■ TASK: Working from the top of the listing below, retype each line through the line containing "(0,0) rectangle (643,764);", both included, with no pictures.

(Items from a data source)
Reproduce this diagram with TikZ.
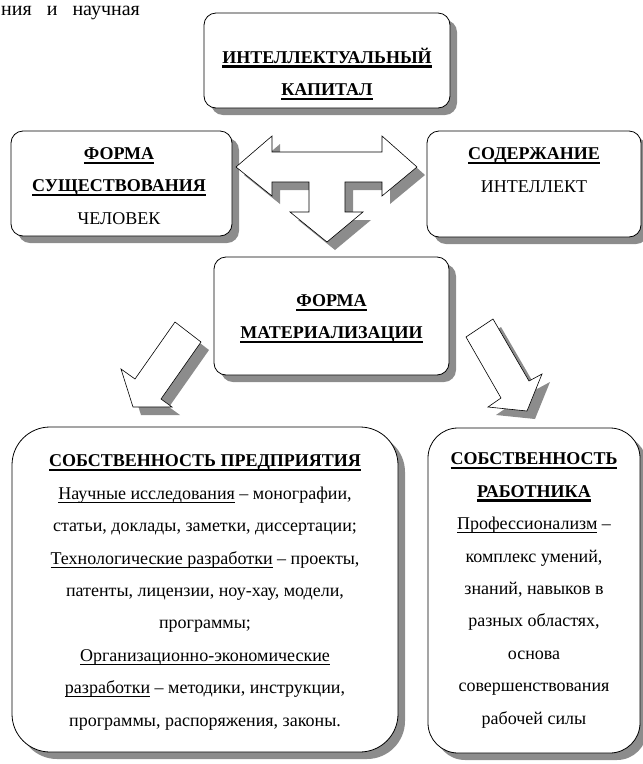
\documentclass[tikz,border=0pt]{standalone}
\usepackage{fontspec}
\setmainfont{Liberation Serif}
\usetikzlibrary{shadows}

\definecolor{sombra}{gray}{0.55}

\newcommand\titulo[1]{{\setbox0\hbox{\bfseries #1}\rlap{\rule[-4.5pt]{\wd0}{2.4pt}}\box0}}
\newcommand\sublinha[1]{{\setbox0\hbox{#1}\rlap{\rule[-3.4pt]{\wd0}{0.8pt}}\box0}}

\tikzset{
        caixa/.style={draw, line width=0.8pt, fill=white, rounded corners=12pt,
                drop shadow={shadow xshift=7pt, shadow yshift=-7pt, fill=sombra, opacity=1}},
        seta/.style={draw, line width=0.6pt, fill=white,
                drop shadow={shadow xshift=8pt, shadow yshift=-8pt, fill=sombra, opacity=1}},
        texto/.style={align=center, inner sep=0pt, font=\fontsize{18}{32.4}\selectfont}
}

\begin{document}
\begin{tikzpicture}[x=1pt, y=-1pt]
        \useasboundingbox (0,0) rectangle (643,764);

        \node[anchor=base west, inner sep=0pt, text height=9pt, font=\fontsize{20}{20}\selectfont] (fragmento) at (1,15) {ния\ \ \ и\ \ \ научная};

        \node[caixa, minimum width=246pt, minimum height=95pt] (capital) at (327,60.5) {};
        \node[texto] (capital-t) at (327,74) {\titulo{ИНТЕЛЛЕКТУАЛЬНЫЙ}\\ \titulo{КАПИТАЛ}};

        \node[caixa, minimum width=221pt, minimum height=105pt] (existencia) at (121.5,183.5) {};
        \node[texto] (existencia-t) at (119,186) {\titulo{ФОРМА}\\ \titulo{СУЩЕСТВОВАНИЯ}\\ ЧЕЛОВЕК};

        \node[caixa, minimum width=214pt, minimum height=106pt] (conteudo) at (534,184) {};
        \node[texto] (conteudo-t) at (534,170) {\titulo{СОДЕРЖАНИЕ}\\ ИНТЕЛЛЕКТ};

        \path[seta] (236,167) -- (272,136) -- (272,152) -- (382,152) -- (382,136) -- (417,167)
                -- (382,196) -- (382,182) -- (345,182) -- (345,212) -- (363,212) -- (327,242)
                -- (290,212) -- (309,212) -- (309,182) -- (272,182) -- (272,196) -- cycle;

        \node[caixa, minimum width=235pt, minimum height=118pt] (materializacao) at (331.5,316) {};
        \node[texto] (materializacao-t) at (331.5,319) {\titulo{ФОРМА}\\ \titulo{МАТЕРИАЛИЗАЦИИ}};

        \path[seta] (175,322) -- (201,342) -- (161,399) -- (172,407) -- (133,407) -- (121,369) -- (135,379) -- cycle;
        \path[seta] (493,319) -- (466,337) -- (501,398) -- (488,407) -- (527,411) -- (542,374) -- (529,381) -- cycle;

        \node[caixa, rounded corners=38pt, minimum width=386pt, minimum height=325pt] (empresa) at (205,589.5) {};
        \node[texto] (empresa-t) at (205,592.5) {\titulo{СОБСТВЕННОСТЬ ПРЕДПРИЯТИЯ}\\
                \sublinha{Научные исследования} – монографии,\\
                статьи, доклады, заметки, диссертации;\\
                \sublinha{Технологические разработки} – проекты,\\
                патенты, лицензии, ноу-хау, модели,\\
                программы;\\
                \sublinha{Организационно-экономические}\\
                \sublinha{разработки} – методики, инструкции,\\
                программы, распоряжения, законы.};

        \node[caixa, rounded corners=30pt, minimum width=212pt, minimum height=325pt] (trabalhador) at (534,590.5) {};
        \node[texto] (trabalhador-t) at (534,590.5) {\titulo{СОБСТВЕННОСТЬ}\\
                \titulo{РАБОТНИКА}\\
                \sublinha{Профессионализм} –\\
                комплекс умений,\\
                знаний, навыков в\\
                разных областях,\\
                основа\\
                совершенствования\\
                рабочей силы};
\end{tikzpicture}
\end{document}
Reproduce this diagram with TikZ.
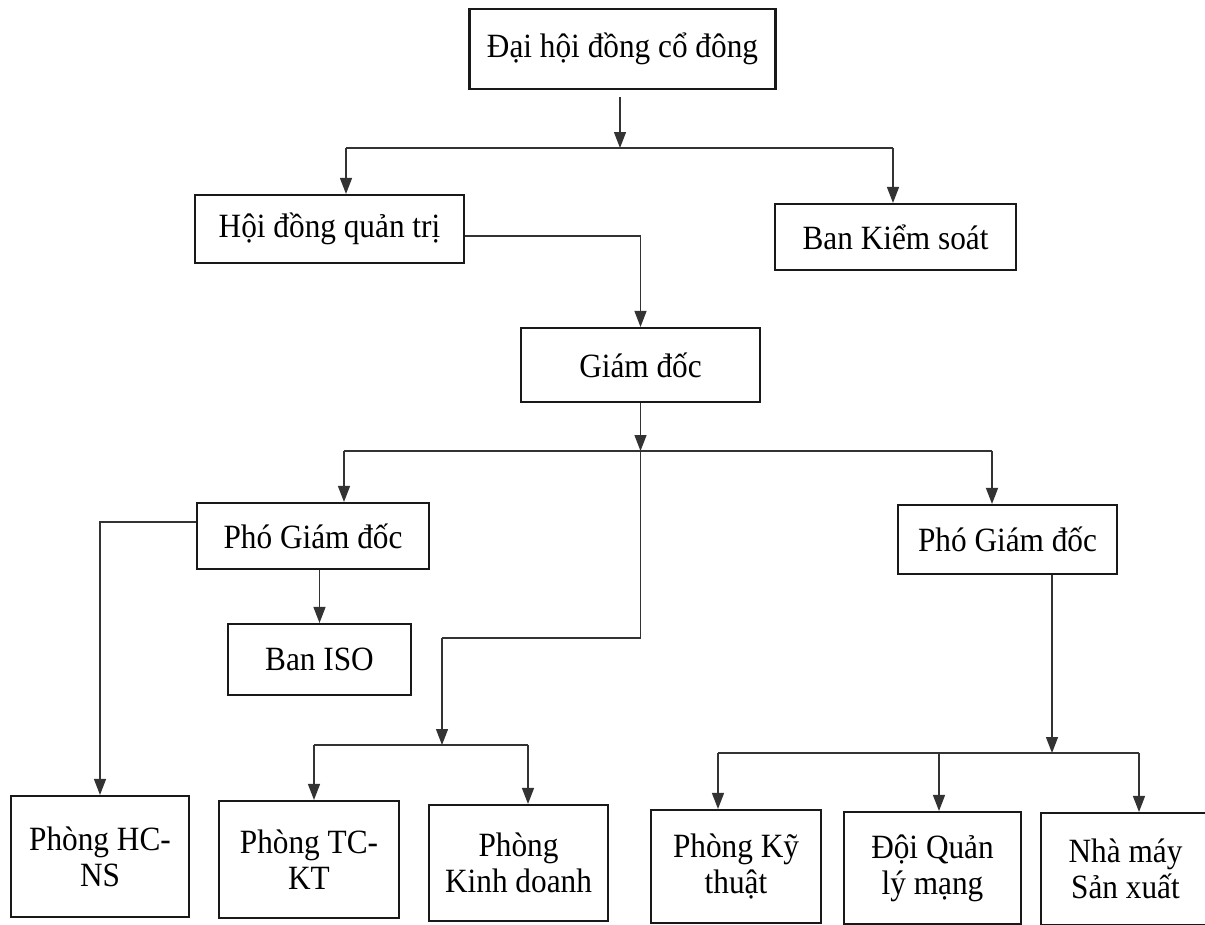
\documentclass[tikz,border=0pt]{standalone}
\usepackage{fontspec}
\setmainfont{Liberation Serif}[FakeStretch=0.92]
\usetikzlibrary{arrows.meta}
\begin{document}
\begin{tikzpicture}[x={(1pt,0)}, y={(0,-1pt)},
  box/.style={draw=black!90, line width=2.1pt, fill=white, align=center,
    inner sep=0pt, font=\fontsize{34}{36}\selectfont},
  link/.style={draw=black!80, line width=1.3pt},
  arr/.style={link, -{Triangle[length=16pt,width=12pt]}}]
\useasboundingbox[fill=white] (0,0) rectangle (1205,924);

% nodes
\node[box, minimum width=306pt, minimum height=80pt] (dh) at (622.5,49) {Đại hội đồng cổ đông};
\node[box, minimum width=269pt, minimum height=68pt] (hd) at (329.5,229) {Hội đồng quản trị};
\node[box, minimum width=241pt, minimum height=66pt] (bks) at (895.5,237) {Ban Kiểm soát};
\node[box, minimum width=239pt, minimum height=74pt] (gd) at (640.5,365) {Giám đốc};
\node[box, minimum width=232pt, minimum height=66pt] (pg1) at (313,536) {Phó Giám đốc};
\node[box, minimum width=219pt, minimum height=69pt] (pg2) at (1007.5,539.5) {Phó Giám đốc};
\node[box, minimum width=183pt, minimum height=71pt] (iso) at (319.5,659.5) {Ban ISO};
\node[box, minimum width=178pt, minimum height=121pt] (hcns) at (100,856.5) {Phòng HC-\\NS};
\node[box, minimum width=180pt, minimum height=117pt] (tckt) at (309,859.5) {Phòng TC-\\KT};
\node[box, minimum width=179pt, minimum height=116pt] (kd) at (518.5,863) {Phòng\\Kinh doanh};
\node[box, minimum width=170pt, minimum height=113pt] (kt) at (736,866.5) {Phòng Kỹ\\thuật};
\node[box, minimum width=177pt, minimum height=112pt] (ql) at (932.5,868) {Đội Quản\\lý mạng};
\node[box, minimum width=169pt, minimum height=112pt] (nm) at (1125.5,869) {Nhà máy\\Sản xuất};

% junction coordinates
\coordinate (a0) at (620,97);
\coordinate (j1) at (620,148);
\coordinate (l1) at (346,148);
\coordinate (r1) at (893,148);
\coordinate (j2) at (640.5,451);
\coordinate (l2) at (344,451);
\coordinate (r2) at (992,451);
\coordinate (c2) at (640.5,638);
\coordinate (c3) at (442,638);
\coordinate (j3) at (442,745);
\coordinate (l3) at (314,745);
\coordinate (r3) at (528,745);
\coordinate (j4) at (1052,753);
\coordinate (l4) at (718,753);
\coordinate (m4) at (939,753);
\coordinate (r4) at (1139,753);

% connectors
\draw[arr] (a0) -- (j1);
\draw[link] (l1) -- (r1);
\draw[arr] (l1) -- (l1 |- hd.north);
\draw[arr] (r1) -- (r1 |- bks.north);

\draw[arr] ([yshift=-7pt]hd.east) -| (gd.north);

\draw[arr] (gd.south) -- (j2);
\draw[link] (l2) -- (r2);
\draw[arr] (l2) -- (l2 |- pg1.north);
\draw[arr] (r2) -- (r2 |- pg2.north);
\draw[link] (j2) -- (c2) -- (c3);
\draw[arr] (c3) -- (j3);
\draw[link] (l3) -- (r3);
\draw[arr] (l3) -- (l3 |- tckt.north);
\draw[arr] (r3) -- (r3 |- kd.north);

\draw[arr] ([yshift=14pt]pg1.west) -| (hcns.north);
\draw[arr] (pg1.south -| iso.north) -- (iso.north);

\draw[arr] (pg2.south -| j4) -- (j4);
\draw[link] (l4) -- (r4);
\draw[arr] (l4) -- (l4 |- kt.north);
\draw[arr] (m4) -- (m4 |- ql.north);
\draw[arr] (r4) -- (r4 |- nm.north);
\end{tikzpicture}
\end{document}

■ THE SOLUTION:
Reproduce this diagram with TikZ.
\documentclass[tikz,border=0pt]{standalone}
\usepackage{fontspec}
\setmainfont{Liberation Serif}
\usetikzlibrary{shadows}

\definecolor{sombra}{gray}{0.55}

\newcommand\titulo[1]{{\setbox0\hbox{\bfseries #1}\rlap{\rule[-4.5pt]{\wd0}{2.4pt}}\box0}}
\newcommand\sublinha[1]{{\setbox0\hbox{#1}\rlap{\rule[-3.4pt]{\wd0}{0.8pt}}\box0}}

\tikzset{
        caixa/.style={draw, line width=0.8pt, fill=white, rounded corners=12pt,
                drop shadow={shadow xshift=7pt, shadow yshift=-7pt, fill=sombra, opacity=1}},
        seta/.style={draw, line width=0.6pt, fill=white,
                drop shadow={shadow xshift=8pt, shadow yshift=-8pt, fill=sombra, opacity=1}},
        texto/.style={align=center, inner sep=0pt, font=\fontsize{18}{32.4}\selectfont}
}

\begin{document}
\begin{tikzpicture}[x=1pt, y=-1pt]
        \useasboundingbox (0,0) rectangle (643,764);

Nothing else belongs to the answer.